TASK INSTRUCTIONS:
Transcribe the lines below verbatim, skipping the images.

━━━ INFORMATION PROVIDED ━━━

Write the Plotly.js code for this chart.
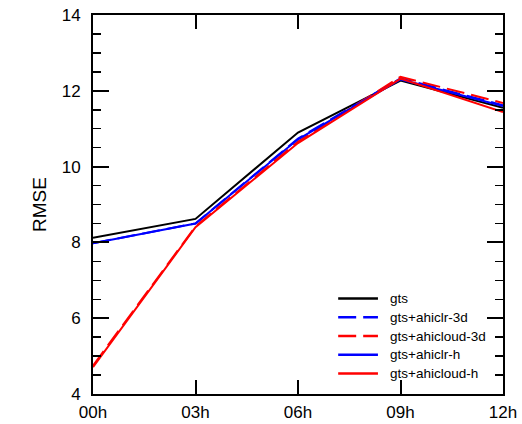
<!DOCTYPE html>
<html><head><meta charset="utf-8">
<script src="https://cdn.plot.ly/plotly-3.0.1.min.js"></script>
<style>html,body{margin:0;padding:0;background:#fff}#c{width:522px;height:424px}</style>
</head><body><div id="c"></div>
<script>
var hours = ["00h","03h","06h","09h","12h"];
var gts = [8.12, 8.62, 10.90, 12.27, 11.55];
var ahiclr3d = [7.98, 8.50, 10.74, 12.33, 11.62];
var ahicloud3d = [4.75, 8.42, 10.66, 12.37, 11.68];
var ahiclrh = [7.98, 8.50, 10.72, 12.30, 11.60];
var ahicloudh = [4.71, 8.40, 10.62, 12.32, 11.44];
var names = ["gts","gts+ahiclr-3d","gts+ahicloud-3d","gts+ahiclr-h","gts+ahicloud-h"];
var colors = ['#000000','#0000ff','#ff0000','#0000ff','#ff0000'];
var dashes = ['solid','18px,7px','18px,7px','solid','solid'];
var series = [gts, ahiclr3d, ahicloud3d, ahiclrh, ahicloudh];

var xs = hours.map(function(_, i){return i;});
var font = {family:'Liberation Sans, Arial, sans-serif', color:'#000'};
var data = series.map(function(y, i){
  return {x: xs, y: y, name: names[i], type:'scatter', mode:'lines', showlegend:false,
    line:{color:colors[i], width:2, dash:dashes[i]}};
});

// custom legend (paper coords)
var shapes = [], annotations = [];
var legTop = 0.252, legStep = 0.0495;
names.forEach(function(n, i){
  var yy = legTop - i*legStep;
  shapes.push({type:'line', xref:'paper', yref:'paper', x0:0.598, x1:0.695, y0:yy, y1:yy,
    line:{color:colors[i], width:2.5, dash:dashes[i]}});
  annotations.push({xref:'paper', yref:'paper', x:0.72, y:yy, xanchor:'left', yanchor:'middle',
    text:n, showarrow:false, font:Object.assign({size:13.5}, font)});
});

var layout = {
  width:522, height:424,
  margin:{l:93, r:19, t:15, b:30},
  paper_bgcolor:'#fff', plot_bgcolor:'#fff',
  font: Object.assign({size:17}, font),
  showlegend:false,
  shapes: shapes, annotations: annotations,
  xaxis:{range:[0,4], tickvals:xs, ticktext:hours, showgrid:false, zeroline:false,
    showline:true, linecolor:'#000', linewidth:2, mirror:'allticks',
    ticks:'inside', ticklen:14, tickwidth:2, tickcolor:'#000', ticklabelstandoff:2,
    tickfont:Object.assign({size:17}, font), fixedrange:true},
  yaxis:{range:[4,14], tickvals:[4,6,8,10,12,14], showgrid:false, zeroline:false,
    showline:true, linecolor:'#000', linewidth:2, mirror:'allticks',
    ticks:'inside', ticklen:16, tickwidth:2, tickcolor:'#000', ticklabelstandoff:7,
    minor:{dtick:0.5, ticks:'inside', ticklen:8, tickwidth:1.5, tickcolor:'#000', showgrid:false},
    tickfont:Object.assign({size:17}, font),
    title:{text:'RMSE', font:Object.assign({size:19}, font), standoff:10}, fixedrange:true}
};
Plotly.newPlot('c', data, layout, {displayModeBar:false, staticPlot:true});
</script></body></html>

━━━

WRITTEN RESPONSE:
Write the Plotly.js code for this chart.
<!DOCTYPE html>
<html><head><meta charset="utf-8">
<script src="https://cdn.plot.ly/plotly-3.0.1.min.js"></script>
<style>html,body{margin:0;padding:0;background:#fff}#c{width:522px;height:424px}</style>
</head><body><div id="c"></div>
<script>
var hours = ["00h","03h","06h","09h","12h"];
var gts = [8.12, 8.62, 10.90, 12.27, 11.55];
var ahiclr3d = [7.98, 8.50, 10.74, 12.33, 11.62];
var ahicloud3d = [4.75, 8.42, 10.66, 12.37, 11.68];
var ahiclrh = [7.98, 8.50, 10.72, 12.30, 11.60];
var ahicloudh = [4.71, 8.40, 10.62, 12.32, 11.44];
var names = ["gts","gts+ahiclr-3d","gts+ahicloud-3d","gts+ahiclr-h","gts+ahicloud-h"];
var colors = ['#000000','#0000ff','#ff0000','#0000ff','#ff0000'];
var dashes = ['solid','18px,7px','18px,7px','solid','solid'];
var series = [gts, ahiclr3d, ahicloud3d, ahiclrh, ahicloudh];

var xs = hours.map(function(_, i){return i;});
var font = {family:'Liberation Sans, Arial, sans-serif', color:'#000'};
var data = series.map(function(y, i){
  return {x: xs, y: y, name: names[i], type:'scatter', mode:'lines', showlegend:false,
    line:{color:colors[i], width:2, dash:dashes[i]}};
});

// custom legend (paper coords)
var shapes = [], annotations = [];
var legTop = 0.252, legStep = 0.0495;
names.forEach(function(n, i){
  var yy = legTop - i*legStep;
  shapes.push({type:'line', xref:'paper', yref:'paper', x0:0.598, x1:0.695, y0:yy, y1:yy,
    line:{color:colors[i], width:2.5, dash:dashes[i]}});
  annotations.push({xref:'paper', yref:'paper', x:0.72, y:yy, xanchor:'left', yanchor:'middle',
    text:n, showarrow:false, font:Object.assign({size:13.5}, font)});
});

var layout = {
  width:522, height:424,
  margin:{l:93, r:19, t:15, b:30},
  paper_bgcolor:'#fff', plot_bgcolor:'#fff',
  font: Object.assign({size:17}, font),
  showlegend:false,
  shapes: shapes, annotations: annotations,
  xaxis:{range:[0,4], tickvals:xs, ticktext:hours, showgrid:false, zeroline:false,
    showline:true, linecolor:'#000', linewidth:2, mirror:'allticks',
    ticks:'inside', ticklen:14, tickwidth:2, tickcolor:'#000', ticklabelstandoff:2,
    tickfont:Object.assign({size:17}, font), fixedrange:true},
  yaxis:{range:[4,14], tickvals:[4,6,8,10,12,14], showgrid:false, zeroline:false,
    showline:true, linecolor:'#000', linewidth:2, mirror:'allticks',
    ticks:'inside', ticklen:16, tickwidth:2, tickcolor:'#000', ticklabelstandoff:7,
    minor:{dtick:0.5, ticks:'inside', ticklen:8, tickwidth:1.5, tickcolor:'#000', showgrid:false},
    tickfont:Object.assign({size:17}, font),
    title:{text:'RMSE', font:Object.assign({size:19}, font), standoff:10}, fixedrange:true}
};
Plotly.newPlot('c', data, layout, {displayModeBar:false, staticPlot:true});
</script></body></html>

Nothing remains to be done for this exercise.